SAN DIEGO — U.S. Coast Guard crews unloaded thousands of pounds of cocaine and cannabis in San Diego Wednesday after seizing the drugs in international waters during January and February.
The estimated $126.7 million worth of drugs were taken by authorities from 10 suspected drug smuggling vessels that several Coast Guard cutter crews stopped off the coasts of Mexico, Central and South America. Together, the drugs weighed approximately 7,500 pounds.
Military officials shared photos of the busts, with Coast Guard crews sitting atop low-profile vessels often called “narco subs,” which they spotted and stopped as they cruised through international waters on known drug smuggling routes. Other photos showed pangas, the small fishing boats often used to smuggle people and drugs into the U.S.
At least in some cases, the Coast Guard said the drug busts were carried out through “a bilateral agreement with a partner nation.” The Maritime Drug Law Enforcement Act of 1986 made smuggling in international waters a crime against the U.S., so anyone caught moving drugs on the water could be prosecuted even if those drugs were not bound for the U.S.
The Coast Guard is the agency tasked with hunting down potential smugglers, arresting them and bringing them to the U.S. for prosecution.
Coast Guard Cutters Bertholf, Munro, Harriet Lane and Vigilant, along with the branch’s Law Enforcement Detachment 107, were credited with the busts.

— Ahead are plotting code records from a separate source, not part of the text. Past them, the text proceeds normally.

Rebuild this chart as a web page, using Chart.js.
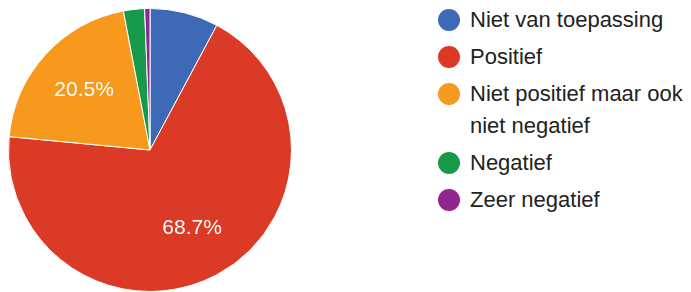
<!DOCTYPE html>
<html lang="nl">
<head>
    <meta charset="UTF-8">
    <title>Pie</title>
    <script src="https://cdn.jsdelivr.net/npm/chart.js"></script>
    <style>
        body {
            margin: 0;
            width: 691px;
            height: 292px;
            overflow: hidden;
            background: #fff;
            font-family: 'Liberation Sans', Arial, sans-serif;
            position: relative;
        }
        .pie-box {
            position: absolute;
            left: 0;
            top: 0;
            width: 300px;
            height: 300px;
        }
        .legend {
            position: absolute;
            left: 438px;
            top: 4px;
            margin: 0;
            padding: 0;
            list-style: none;
            font-size: 22px;
            color: #222;
        }
        .legend li {
            position: relative;
            padding-left: 32px;
            line-height: 32px;
            margin-bottom: 5px;
            width: 225px;
        }
        .legend li span.dot {
            position: absolute;
            left: 0;
            top: 5px;
            width: 22px;
            height: 22px;
            border-radius: 50%;
        }
    </style>
</head>
<body>
    <div class="pie-box"><canvas id="pieChart"></canvas></div>
    <ul class="legend" id="legend"></ul>

    <script>
const categories = ['Niet van toepassing', 'Positief', 'Niet positief maar ook niet negatief', 'Negatief', 'Zeer negatief'];
const counts = [13, 114, 34, 4, 1];
const colors = ['#3e69b6', '#db3a26', '#f7991c', '#169a4a', '#8f278f'];

const total = counts.reduce((a, b) => a + b, 0);

// percentage text inside the big slices
const sliceLabels = {
    id: 'sliceLabels',
    afterDatasetsDraw(chart) {
        const ctx = chart.ctx;
        const meta = chart.getDatasetMeta(0);
        ctx.save();
        ctx.fillStyle = '#fff';
        ctx.font = '21px "Liberation Sans", Arial, sans-serif';
        ctx.textAlign = 'center';
        ctx.textBaseline = 'middle';
        meta.data.forEach((arc, i) => {
            const pct = counts[i] / total * 100;
            if (pct < 10) return;
            const mid = (arc.startAngle + arc.endAngle) / 2;
            const r = arc.outerRadius * 0.63;
            ctx.fillText(pct.toFixed(1) + '%', arc.x + Math.cos(mid) * r, arc.y + Math.sin(mid) * r);
        });
        ctx.restore();
    }
};

new Chart(document.getElementById('pieChart'), {
    type: 'pie',
    data: {
        labels: categories,
        datasets: [{
            data: counts,
            backgroundColor: colors,
            borderColor: '#fff',
            borderWidth: 1
        }]
    },
    options: {
        responsive: true,
        maintainAspectRatio: false,
        animation: false,
        layout: { padding: 8 },
        plugins: {
            legend: { display: false },
            tooltip: { enabled: false }
        }
    },
    plugins: [sliceLabels]
});

// legend, built by hand so the long label can wrap
const legend = document.getElementById('legend');
categories.forEach((name, i) => {
    const li = document.createElement('li');
    const dot = document.createElement('span');
    dot.className = 'dot';
    dot.style.background = colors[i];
    li.appendChild(dot);
    li.appendChild(document.createTextNode(name));
    legend.appendChild(li);
});
    </script>
</body>
</html>
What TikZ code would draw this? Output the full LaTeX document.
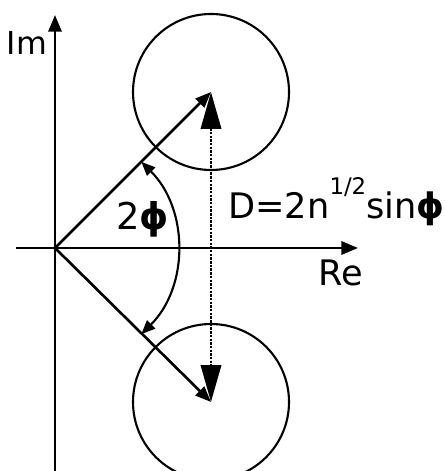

They were assisted by the U.S. Navy, Customs and Border Protection, FBI, DEA and ICE.
“The fight against drug cartels in the Eastern Pacific Ocean requires unity of effort in all phases from detection, monitoring and interdictions, to criminal prosecutions by international partners and U.S. Attorneys’ Offices in districts across the nation,” USCG officials wrote in a statement.
“The law enforcement phase of counter-smuggling operations in the Eastern Pacific Ocean is conducted under the authority of the 11th Coast Guard District, headquartered in Alameda.”